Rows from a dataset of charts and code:

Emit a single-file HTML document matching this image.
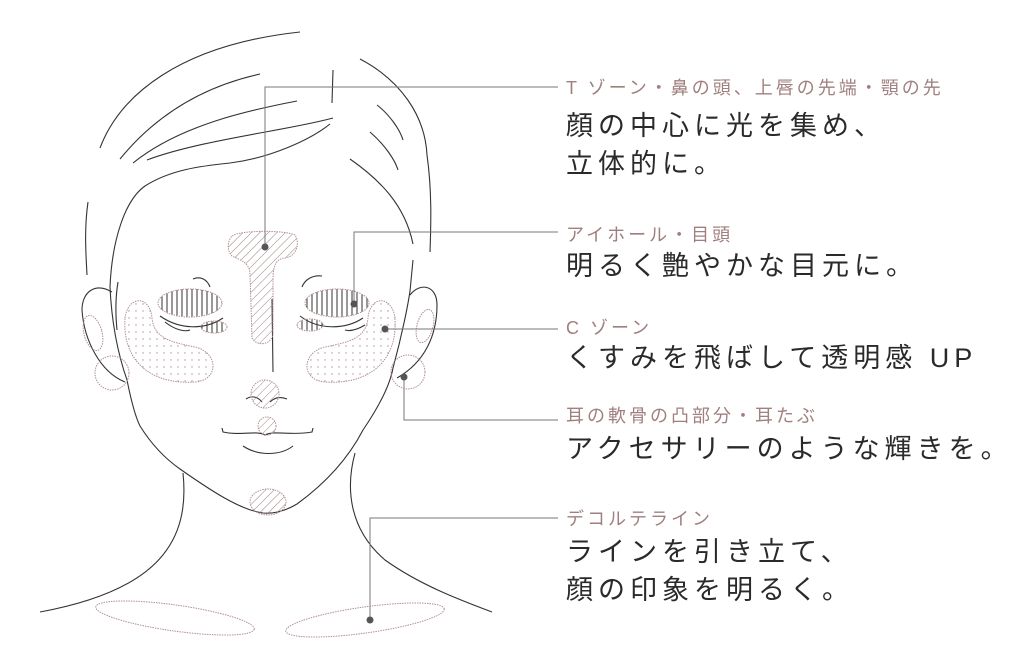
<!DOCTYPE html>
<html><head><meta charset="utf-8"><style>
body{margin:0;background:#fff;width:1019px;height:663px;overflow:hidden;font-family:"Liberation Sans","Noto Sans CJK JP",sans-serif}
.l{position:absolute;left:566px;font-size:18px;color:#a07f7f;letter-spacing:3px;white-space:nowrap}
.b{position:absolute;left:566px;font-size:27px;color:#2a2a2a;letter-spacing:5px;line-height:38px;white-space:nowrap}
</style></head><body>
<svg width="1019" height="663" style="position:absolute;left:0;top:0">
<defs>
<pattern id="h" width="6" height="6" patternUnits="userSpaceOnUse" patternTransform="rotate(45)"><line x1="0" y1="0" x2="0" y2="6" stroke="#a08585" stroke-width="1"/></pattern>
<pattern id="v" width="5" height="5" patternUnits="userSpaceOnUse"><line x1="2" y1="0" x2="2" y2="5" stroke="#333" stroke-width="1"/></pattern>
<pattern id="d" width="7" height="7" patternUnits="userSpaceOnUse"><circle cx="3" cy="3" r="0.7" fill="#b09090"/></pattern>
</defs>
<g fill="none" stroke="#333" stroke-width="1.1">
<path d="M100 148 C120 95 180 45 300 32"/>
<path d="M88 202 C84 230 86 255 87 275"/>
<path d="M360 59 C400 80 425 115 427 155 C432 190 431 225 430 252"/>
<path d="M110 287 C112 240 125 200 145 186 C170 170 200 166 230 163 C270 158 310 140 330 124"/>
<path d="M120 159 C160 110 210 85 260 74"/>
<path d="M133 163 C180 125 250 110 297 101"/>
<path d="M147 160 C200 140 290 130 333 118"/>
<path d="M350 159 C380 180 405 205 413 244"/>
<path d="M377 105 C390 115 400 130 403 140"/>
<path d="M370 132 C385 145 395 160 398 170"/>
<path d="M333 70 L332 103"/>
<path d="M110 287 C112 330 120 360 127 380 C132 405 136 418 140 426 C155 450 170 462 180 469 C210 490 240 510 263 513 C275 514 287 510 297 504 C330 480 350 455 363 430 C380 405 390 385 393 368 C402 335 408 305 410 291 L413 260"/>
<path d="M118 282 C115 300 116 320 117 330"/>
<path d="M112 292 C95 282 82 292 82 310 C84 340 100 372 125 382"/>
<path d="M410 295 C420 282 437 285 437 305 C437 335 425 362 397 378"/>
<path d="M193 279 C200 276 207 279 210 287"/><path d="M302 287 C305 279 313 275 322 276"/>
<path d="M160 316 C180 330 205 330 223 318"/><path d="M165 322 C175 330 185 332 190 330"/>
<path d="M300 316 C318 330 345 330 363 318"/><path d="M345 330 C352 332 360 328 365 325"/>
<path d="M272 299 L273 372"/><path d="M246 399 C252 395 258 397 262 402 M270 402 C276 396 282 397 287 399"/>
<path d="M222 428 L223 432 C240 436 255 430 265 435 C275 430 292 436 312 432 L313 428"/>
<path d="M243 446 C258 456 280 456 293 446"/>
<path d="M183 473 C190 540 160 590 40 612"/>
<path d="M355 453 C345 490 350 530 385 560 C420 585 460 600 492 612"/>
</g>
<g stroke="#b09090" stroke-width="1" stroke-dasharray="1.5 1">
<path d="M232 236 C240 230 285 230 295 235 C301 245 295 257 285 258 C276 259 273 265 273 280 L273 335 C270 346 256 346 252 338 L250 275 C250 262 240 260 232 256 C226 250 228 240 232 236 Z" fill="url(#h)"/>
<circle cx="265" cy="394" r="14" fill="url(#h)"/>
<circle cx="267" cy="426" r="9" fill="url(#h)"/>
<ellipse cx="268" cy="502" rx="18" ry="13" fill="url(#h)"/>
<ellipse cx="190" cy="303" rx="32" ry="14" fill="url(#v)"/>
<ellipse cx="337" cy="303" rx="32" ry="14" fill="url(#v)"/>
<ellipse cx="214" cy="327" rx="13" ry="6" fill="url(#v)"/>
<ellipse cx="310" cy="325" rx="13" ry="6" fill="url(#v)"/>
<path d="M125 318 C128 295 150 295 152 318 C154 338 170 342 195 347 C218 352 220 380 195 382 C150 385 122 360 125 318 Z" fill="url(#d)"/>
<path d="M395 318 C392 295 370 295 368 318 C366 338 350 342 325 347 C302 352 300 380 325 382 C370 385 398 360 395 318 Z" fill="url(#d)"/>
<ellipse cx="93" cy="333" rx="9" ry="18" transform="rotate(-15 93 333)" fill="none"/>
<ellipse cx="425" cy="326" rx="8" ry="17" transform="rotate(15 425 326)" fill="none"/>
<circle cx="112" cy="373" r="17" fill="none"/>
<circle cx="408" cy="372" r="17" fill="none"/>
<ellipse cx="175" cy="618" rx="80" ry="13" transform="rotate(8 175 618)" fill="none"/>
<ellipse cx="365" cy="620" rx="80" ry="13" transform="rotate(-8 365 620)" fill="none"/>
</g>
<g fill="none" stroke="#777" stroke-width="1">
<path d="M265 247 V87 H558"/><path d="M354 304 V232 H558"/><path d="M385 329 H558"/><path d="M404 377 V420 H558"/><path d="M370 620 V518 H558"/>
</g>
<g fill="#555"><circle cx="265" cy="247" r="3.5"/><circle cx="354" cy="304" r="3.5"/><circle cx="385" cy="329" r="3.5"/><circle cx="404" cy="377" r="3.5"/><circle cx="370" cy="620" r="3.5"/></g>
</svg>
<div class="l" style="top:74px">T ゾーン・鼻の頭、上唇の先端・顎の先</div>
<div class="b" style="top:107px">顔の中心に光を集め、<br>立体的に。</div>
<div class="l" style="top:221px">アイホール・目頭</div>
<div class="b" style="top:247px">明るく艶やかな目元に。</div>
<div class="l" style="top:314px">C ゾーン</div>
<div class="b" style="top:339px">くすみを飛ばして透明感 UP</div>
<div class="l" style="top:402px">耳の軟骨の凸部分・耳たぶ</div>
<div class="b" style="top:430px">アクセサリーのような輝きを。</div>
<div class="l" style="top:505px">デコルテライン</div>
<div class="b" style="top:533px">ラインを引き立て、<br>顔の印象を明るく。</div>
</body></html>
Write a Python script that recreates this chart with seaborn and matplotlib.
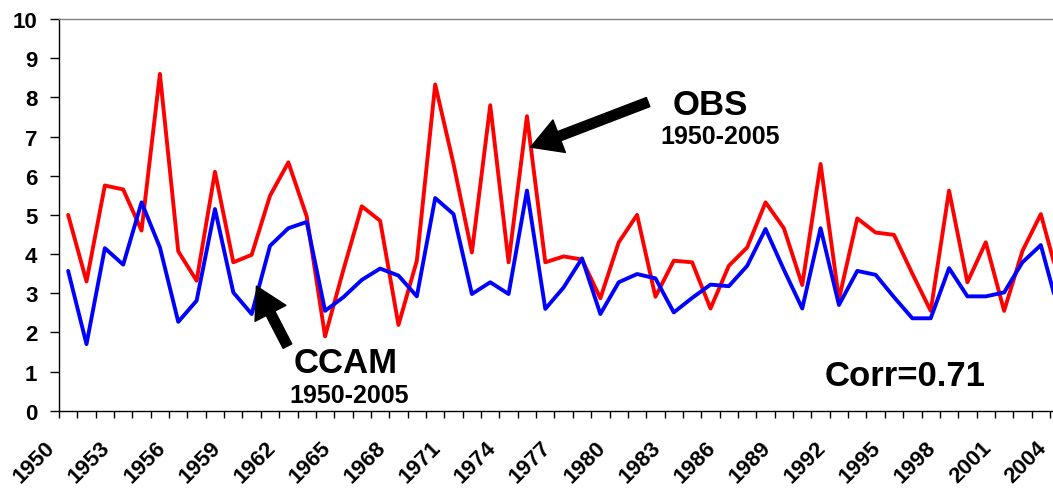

Job >> Which lines contain the word "this"? Copy each one.

Answer in full >>
Emit a single-file HTML document matching this image.
Write a Python script that recreates this chart with seaborn and matplotlib.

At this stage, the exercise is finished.